Repeat the data verbatim.

----- ITEMS -----

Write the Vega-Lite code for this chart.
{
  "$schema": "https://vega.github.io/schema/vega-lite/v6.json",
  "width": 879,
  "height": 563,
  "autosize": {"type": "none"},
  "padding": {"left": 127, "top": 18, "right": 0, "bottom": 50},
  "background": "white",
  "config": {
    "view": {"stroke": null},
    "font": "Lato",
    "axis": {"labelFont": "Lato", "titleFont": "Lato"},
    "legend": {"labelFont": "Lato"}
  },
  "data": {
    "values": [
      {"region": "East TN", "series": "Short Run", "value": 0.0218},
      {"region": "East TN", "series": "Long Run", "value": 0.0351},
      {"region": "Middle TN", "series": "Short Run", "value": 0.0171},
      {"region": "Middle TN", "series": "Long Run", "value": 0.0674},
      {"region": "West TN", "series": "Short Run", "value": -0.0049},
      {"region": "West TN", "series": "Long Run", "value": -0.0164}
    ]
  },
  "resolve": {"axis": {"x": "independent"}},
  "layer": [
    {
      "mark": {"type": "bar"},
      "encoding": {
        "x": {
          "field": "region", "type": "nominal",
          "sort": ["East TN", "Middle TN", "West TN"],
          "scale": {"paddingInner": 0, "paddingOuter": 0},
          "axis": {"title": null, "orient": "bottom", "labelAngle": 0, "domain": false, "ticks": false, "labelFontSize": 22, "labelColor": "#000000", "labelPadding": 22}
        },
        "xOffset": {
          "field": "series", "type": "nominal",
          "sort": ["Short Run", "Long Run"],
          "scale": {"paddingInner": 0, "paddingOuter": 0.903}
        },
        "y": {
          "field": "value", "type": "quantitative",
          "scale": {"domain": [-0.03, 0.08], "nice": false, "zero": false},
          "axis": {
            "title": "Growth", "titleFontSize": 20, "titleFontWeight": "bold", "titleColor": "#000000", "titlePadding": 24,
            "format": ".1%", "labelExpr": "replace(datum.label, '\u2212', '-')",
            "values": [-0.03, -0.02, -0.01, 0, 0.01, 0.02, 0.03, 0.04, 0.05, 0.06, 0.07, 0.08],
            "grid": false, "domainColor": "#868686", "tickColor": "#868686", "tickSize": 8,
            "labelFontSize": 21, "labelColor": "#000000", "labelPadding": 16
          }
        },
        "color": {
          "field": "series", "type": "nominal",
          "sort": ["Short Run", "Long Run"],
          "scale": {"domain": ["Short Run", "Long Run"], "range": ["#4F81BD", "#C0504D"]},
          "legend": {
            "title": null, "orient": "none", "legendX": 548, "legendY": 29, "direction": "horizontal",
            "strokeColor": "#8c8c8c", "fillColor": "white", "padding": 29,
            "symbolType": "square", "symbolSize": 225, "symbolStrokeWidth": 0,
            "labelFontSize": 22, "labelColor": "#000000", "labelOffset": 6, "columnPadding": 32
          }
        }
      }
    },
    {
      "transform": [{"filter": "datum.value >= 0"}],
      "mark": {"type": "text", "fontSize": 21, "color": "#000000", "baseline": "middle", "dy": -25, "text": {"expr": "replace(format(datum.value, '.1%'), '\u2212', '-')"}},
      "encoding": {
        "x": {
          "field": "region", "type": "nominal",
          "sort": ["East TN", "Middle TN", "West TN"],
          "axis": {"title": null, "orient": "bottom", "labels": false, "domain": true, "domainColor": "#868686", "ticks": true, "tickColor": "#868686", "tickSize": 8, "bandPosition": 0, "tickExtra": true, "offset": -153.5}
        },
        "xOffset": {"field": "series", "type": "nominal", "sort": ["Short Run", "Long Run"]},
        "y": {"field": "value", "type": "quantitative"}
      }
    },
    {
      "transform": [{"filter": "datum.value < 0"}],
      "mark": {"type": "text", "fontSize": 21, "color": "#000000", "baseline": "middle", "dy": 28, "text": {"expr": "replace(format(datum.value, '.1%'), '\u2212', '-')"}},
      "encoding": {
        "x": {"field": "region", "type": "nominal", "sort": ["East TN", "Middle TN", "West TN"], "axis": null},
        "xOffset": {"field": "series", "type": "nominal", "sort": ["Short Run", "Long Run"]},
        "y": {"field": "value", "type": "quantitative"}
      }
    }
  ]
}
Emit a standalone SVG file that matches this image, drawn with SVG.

-----

**COMPLETED TASK**
Write the Vega-Lite code for this chart.
{
  "$schema": "https://vega.github.io/schema/vega-lite/v6.json",
  "width": 879,
  "height": 563,
  "autosize": {"type": "none"},
  "padding": {"left": 127, "top": 18, "right": 0, "bottom": 50},
  "background": "white",
  "config": {
    "view": {"stroke": null},
    "font": "Lato",
    "axis": {"labelFont": "Lato", "titleFont": "Lato"},
    "legend": {"labelFont": "Lato"}
  },
  "data": {
    "values": [
      {"region": "East TN", "series": "Short Run", "value": 0.0218},
      {"region": "East TN", "series": "Long Run", "value": 0.0351},
      {"region": "Middle TN", "series": "Short Run", "value": 0.0171},
      {"region": "Middle TN", "series": "Long Run", "value": 0.0674},
      {"region": "West TN", "series": "Short Run", "value": -0.0049},
      {"region": "West TN", "series": "Long Run", "value": -0.0164}
    ]
  },
  "resolve": {"axis": {"x": "independent"}},
  "layer": [
    {
      "mark": {"type": "bar"},
      "encoding": {
        "x": {
          "field": "region", "type": "nominal",
          "sort": ["East TN", "Middle TN", "West TN"],
          "scale": {"paddingInner": 0, "paddingOuter": 0},
          "axis": {"title": null, "orient": "bottom", "labelAngle": 0, "domain": false, "ticks": false, "labelFontSize": 22, "labelColor": "#000000", "labelPadding": 22}
        },
        "xOffset": {
          "field": "series", "type": "nominal",
          "sort": ["Short Run", "Long Run"],
          "scale": {"paddingInner": 0, "paddingOuter": 0.903}
        },
        "y": {
          "field": "value", "type": "quantitative",
          "scale": {"domain": [-0.03, 0.08], "nice": false, "zero": false},
          "axis": {
            "title": "Growth", "titleFontSize": 20, "titleFontWeight": "bold", "titleColor": "#000000", "titlePadding": 24,
            "format": ".1%", "labelExpr": "replace(datum.label, '\u2212', '-')",
            "values": [-0.03, -0.02, -0.01, 0, 0.01, 0.02, 0.03, 0.04, 0.05, 0.06, 0.07, 0.08],
            "grid": false, "domainColor": "#868686", "tickColor": "#868686", "tickSize": 8,
            "labelFontSize": 21, "labelColor": "#000000", "labelPadding": 16
          }
        },
        "color": {
          "field": "series", "type": "nominal",
          "sort": ["Short Run", "Long Run"],
          "scale": {"domain": ["Short Run", "Long Run"], "range": ["#4F81BD", "#C0504D"]},
          "legend": {
            "title": null, "orient": "none", "legendX": 548, "legendY": 29, "direction": "horizontal",
            "strokeColor": "#8c8c8c", "fillColor": "white", "padding": 29,
            "symbolType": "square", "symbolSize": 225, "symbolStrokeWidth": 0,
            "labelFontSize": 22, "labelColor": "#000000", "labelOffset": 6, "columnPadding": 32
          }
        }
      }
    },
    {
      "transform": [{"filter": "datum.value >= 0"}],
      "mark": {"type": "text", "fontSize": 21, "color": "#000000", "baseline": "middle", "dy": -25, "text": {"expr": "replace(format(datum.value, '.1%'), '\u2212', '-')"}},
      "encoding": {
        "x": {
          "field": "region", "type": "nominal",
          "sort": ["East TN", "Middle TN", "West TN"],
          "axis": {"title": null, "orient": "bottom", "labels": false, "domain": true, "domainColor": "#868686", "ticks": true, "tickColor": "#868686", "tickSize": 8, "bandPosition": 0, "tickExtra": true, "offset": -153.5}
        },
        "xOffset": {"field": "series", "type": "nominal", "sort": ["Short Run", "Long Run"]},
        "y": {"field": "value", "type": "quantitative"}
      }
    },
    {
      "transform": [{"filter": "datum.value < 0"}],
      "mark": {"type": "text", "fontSize": 21, "color": "#000000", "baseline": "middle", "dy": 28, "text": {"expr": "replace(format(datum.value, '.1%'), '\u2212', '-')"}},
      "encoding": {
        "x": {"field": "region", "type": "nominal", "sort": ["East TN", "Middle TN", "West TN"], "axis": null},
        "xOffset": {"field": "series", "type": "nominal", "sort": ["Short Run", "Long Run"]},
        "y": {"field": "value", "type": "quantitative"}
      }
    }
  ]
}
Emit a standalone SVG file that matches this image, drawn with SVG.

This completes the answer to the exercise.